In many countries they were not the French doctrines,

but the French events, startling, dazzling and exciting the human heart and imagination to the widest extent, which produced the greatest effects on literature. Those who sympathized least with French views, were often the most influenced in their psychological system by the magnificence of the scenes which swept over the face of the civilized world. Antagonism was not less potent in arousing the energies of mind than sympathy. In this country no man sympathized less with the spirit of the French Revolution than Sir Walter Scott, and yet no man was more influenced by its consequences in the breadth, strength and novelty of the creations which he originated, and conferred on the world in his romances-themselves constituting a new epoch in that department of lite

rature.

But even before the French philosophy and the French movements had produced any marked effect in this country, the influence of Gallic taste on our literature was dying rapidly out. The publication of Bishop Percy's "Reliques of Ancient English Poetry," in 1765, had produced a profound impression on the young men of genius of that time. Scott, Wordsworth, Southey, and others, attributed their return to the truth of nature, to the perusal in it of the bold, simple and living ballads of our older bards. Burns soon after broke forth from the tail of his plough with strains which, like lightning flashes, struck everywhere through the clouds of mere school dulness, and spread a new electric pulse of life through society.

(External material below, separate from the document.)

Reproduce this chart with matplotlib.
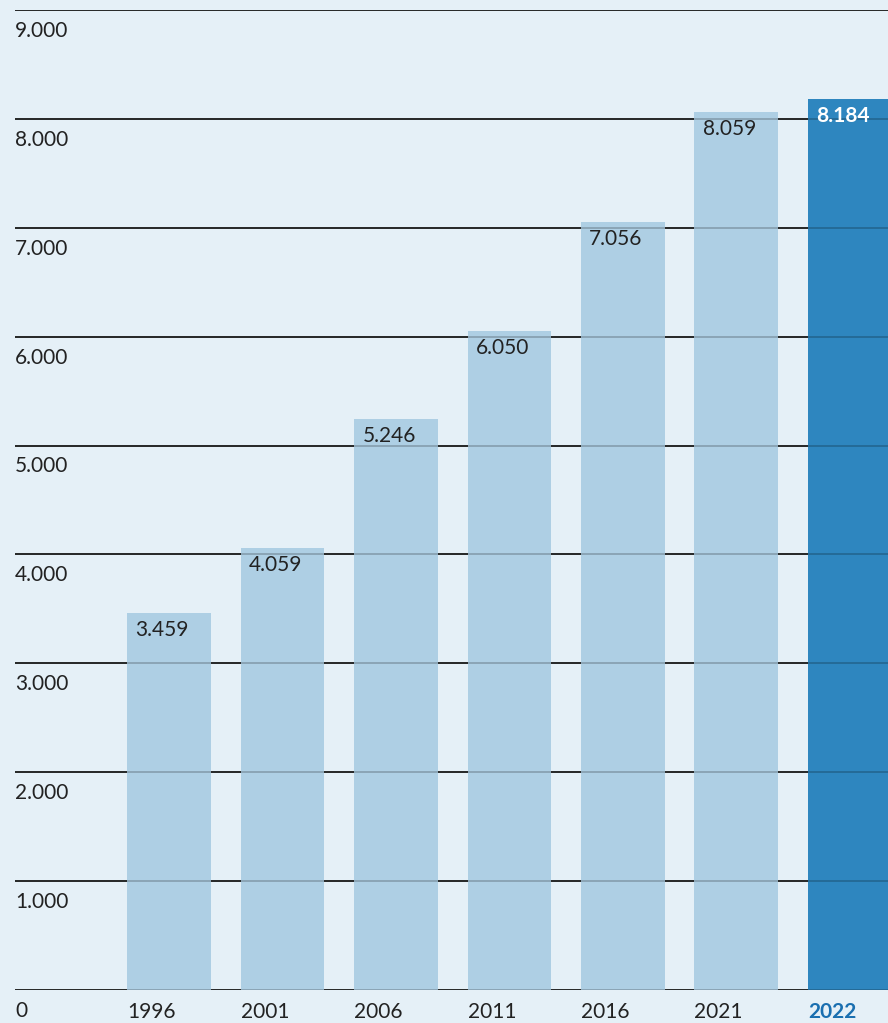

Poetry in the voice of real life and passion, was heard from the cottage and the field. It was like the thunder rolling in awful grandeur through skies which had been so long unvisited by the voice of heaven; it was like the lark carolling in the blue air when the thunder was past, and the sun shone, through the fresh atmosphere,

on the earth glittering with rain-drops and alive with rushing streams. Men came forth from schools and systems, to nature and to man, and from that time liberty was abroad, and genius ranged the earth to choose its materials wherever God and man were to be found.

In Germany, the innovations introduced by Klopstock, were carried forward into essentially different, and more healthful forms by Lessing, Jean Paul, Schiller and Goethe. In Denmark, we have seen the same change produced by the fervent teaching of Hendrik Steffens, and the bold adoption of it by Oehlenschläger. In Sweden, the same spirit was stirring at the same time, and Bellman, Hallman, Kexél, Wallenberg, Lidner, Thorild and Lenngren, in songs, lyrics, dramas and other compositions, drew their spiritual life from the life of the people, and appeared in shapes and with language, which startled and often irritated to bitter exasperation the orderly and orthodoxly dull members of the Academy.

CARL MICHAEL BELLMAN

Was born in 1740, and studied in Upsala, was appointed by Gustavus III., Secretary of the Lottery office with a salary of three thousand dollars, of which Bellman appropriated one half to the person who managed the business of the office, received the title of Court Secretary, and lived a joyous poet's life, till his death in 1795.

Bellman is at once the poet whom the Swedes regard as national and unrivalled, and whom it is impossible for foreigners to estimate according to the standard of his own countrymen. We must confess, that, amid the whole number of Scandinavian poets, we have found none in whom our expectations have fallen so short as Bellman, of the glowing portraiture given of him by his landsmen.